Jesse Engelbrecht

Personal information
- Born: 5 January 1983 (age 43) Durban, South Africa
- Years active: 2002-2010 (Zimbabwe 2002-2006), (South Africa 2007-2010)
- Website: www.jengelbrecht.net

Sport
- Country: South Africa/ Zimbabwe
- Turned pro: 2002
- Racquet used: Prince O3 Speedport Black

Men's singles
- Highest ranking: 55 (August 2008)

= Jesse Engelbrecht =

South African squash player (born 1983)

Jesse Engelbrecht (born 5 January 1983 in Durban) is a retired South African male squash player who has also represented Zimbabwe formerly in international competitions including the 2002 Commonwealth Games.

== Biography ==
Jesse Engelbrecht was born in Durban but settled in Zimbabwe for a while as his grandparents and parents lived in Zimbabwe.

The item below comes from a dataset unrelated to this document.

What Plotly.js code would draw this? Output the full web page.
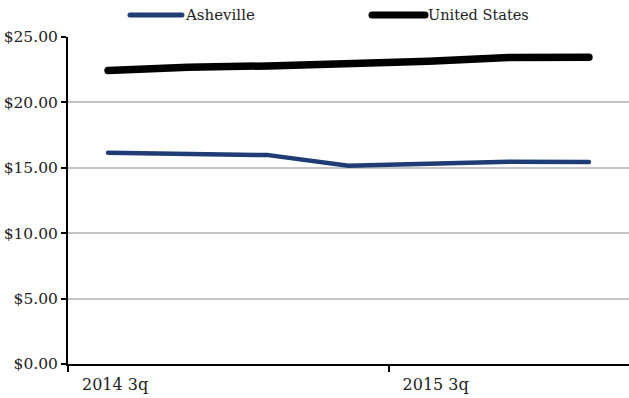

He applied for the South African citizenship in 2007 in international squash competitions.

== Career ==
He made his international debut in the 2002 PSA World Tour for Zimbabwe. He also represented Zimbabwe at the 2002 Commonwealth Games and competed in the Men's singles and Men's doubles squash events. He later moved to South Africa and competed for South Africa at the international level including the 2007 Men's World Team Squash Championships, 2008 Men's British Open Squash Championship and 2009 Men's World Team Squash Championships as a part of 2009 PSA World Tour. Jesse retired from professional squash career in 2010 and started his coaching career soon after his retirement. He is currently residing in England and has been running a Squash Academy called Jengelbrecht.